The Marshall Plan was significant for the economic recovery of Japan and Germany, and was propelled by American geopolitical interests of countering the Soviet Union. However, there is also another side to the Japanese and German recovery stories. As devastating as the WW II might have been, it lasted only six years. Many of the businesses, the bureaucracy and even dissidents, survived the war as did the institutional memory for production, administration and social mobilisation. Even the left movements and communist parties did not take long to recover after the march of fascism.

Northern Erasure
By contrast, in the North, a couple of generations were affected during a span of thirty long years. Moreover, production was disrupted for decades, and the targeted silencing of dissent with the LTTE’s fascist politics and broader repression of Tamil politics by the State have meant not just economic stagnation, but also a floundering political leadership. The younger generations have no memory of the vibrancy of social institutions such as the co-operatives that vitalised rural society and economy. Neither can they recall the left movement and trade unions that took up anti-caste and other social justice struggles. The youth, and for that matter even older generations, have forgotten the work of the Women’s Study Circle, the Mothers’ Front and the Poorani Women’s Centre of the 1980s that attempted to address social challenges during the first decade of the war.

Before the war, Jaffna excelled in education. While the middle classes benefitted from being educated at leading schools, the broader population gained from the Free Education policy that contributed to rural educational advancement. The long war disrupted the education of at least two generations, including the parents of present-day school-going children. While there is much talk about the brain drain and falling standards in Jaffna’s elite schools, the broader decline of education in Jaffna today is a consequence of access concerns in the context of weakening Free Education, and war-time disruption of parental education, crucial to the educational advancement of future generations.

Attitudes and behaviours
Rather than strengthening the education system in meaningful ways, and working towards building on and reviving the vibrant social, economic and political structures that existed in the North, “experts” and NGOs with new and often fickle ideas fly in to experiment on the war-torn society. In recent times, such initiatives focus on rural value chain development, online education, political and electoral participation, and youth/women’s empowerment.

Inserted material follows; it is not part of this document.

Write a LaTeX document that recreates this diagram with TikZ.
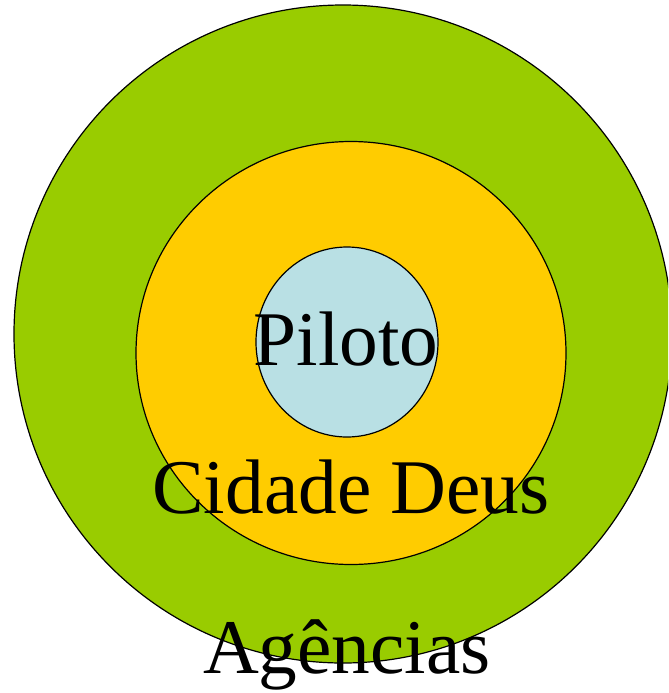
\documentclass[tikz,border=0pt]{standalone}
\usepackage{fontspec}
\setmainfont{Liberation Serif}
\usetikzlibrary{shapes.geometric}
\definecolor{verde}{HTML}{99CC00}
\definecolor{amarelo}{HTML}{FFCC00}
\definecolor{azulclaro}{HTML}{B9E0E4}
\begin{document}
\begin{tikzpicture}[x=0.75pt,y=-0.75pt]
\tikzset{anel/.style={draw, ellipse, line width=0.9pt, inner sep=0pt},
  rotulo/.style={anchor=base, inner sep=0pt, font=\fontsize{58}{60}\selectfont}}
\useasboundingbox (0,0) rectangle (668,693);
\clip (0,0) rectangle (668,693);
\node[anel, fill=verde, minimum width=493.5pt, minimum height=493.5pt] (Agencias) at (343,334) {};
\node[anel, fill=amarelo, minimum width=322.5pt, minimum height=317.25pt] (Cidade) at (351,353) {};
\node[anel, fill=azulclaro, minimum width=136.5pt, minimum height=142.5pt] (Piloto) at (347,342) {};
\node[rotulo] (TPiloto) at (346,365) {Piloto};
\node[rotulo] (TCidade) at (351,513) {Cidade Deus};
\node[rotulo] (TAgencias) at (347,673) {Agências};
\end{tikzpicture}
\end{document}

If the North is seen as a wasteland with no history, understanding the rural crisis in production, the social challenges of reintegrating poverty stricken children into the educational system, the ramifications of wiping out progressive political movements during the armed conflict and the broader social challenges facing youth and women, take secondary importance. Furthermore, being located or having prior experience in a so-called ‘developed’ country makes one an expert; a doctor by virtue of working in the West becomes an expert on reforming the local healthcare system and a business executive with international experience is considered ideally placed to create programmes for rebuilding the rural economy.

“By contrast, in the North, a couple of generations were affected during a span of thirty long years. Moreover, production was disrupted for decades, and the targeted silencing of dissent with the LTTE’s fascist politics”

The lack of attention to history, political economy and the current make up of institutions, reduce all problems to attitudes and behaviours, and, worse still, to reductive cultural explanations. Moralising condemnation, whether of classist rejection of young men or chauvinistic control of women through discourses of cultural deterioration, become widespread. For example, despite wide acknowledgement of horrendous exploitation of women by microfinance companies, even today, most Tamil politicians and sections of the Tamil media side with predatory loan sharks by continuing to blame women for unnecessary consumption.

This attitudinal approach to address social problems calls for solutions with motivational speakers and the latest and newest “empowerment” workshops. NGOs and charitable diaspora initiatives with their limited funds and energies take the short cut of flashy calls for individual behavioural changes and when that fails, blame the people. Meanwhile, re-distributive measures that are the need of the moment are placed on the back-burner.

Recognising Challenges
The problems facing the war-torn people are of generational proportions. The Japanese and Germans took a couple of decades to recover after a devastating six year long war, but that was with their social and institutional memory intact and massive investment. The war-torn North, with decades of disruption of education, production and social life, may take many more decades to recover.

Recognising the reality of these challenges and accepting that there are no easy fixes would be a first step. But we also need to recognize that there is something very wrong with the current approach to reconstruction. For example, if microfinance had not been introduced by NGOs and promoted by the Government, such schemes would not have proliferated so easily in the North with high profit margins for microfinance companies and devastating consequences for people. Sadly, even today, they are the moralising champions of microfinance who preach that if people use microfinance schemes as they are meant to, they would benefit from them.

The tremendous challenges facing the North cannot be solved by technocrats and experts. Ultimately, the State has to take responsibility and a people-centred politics has to direct the State. Focusing on inequality, redistribution and economic justice through a progressive political vision is paramount.

The LTTE’s systematic decimation of Tamil dissent, the northern left movement and even Tamil nationalist parties have led to a void in Tamil politics, and the formidable priority of building a political movement to challenge and direct the State.

The political journey of reconstruction then has to begin with the Tamil community, especially its younger generations, who must critically analyse for themselves the history of Tamil politics and chart the difficult path of engaging the Sri Lankan State that has long alienated them.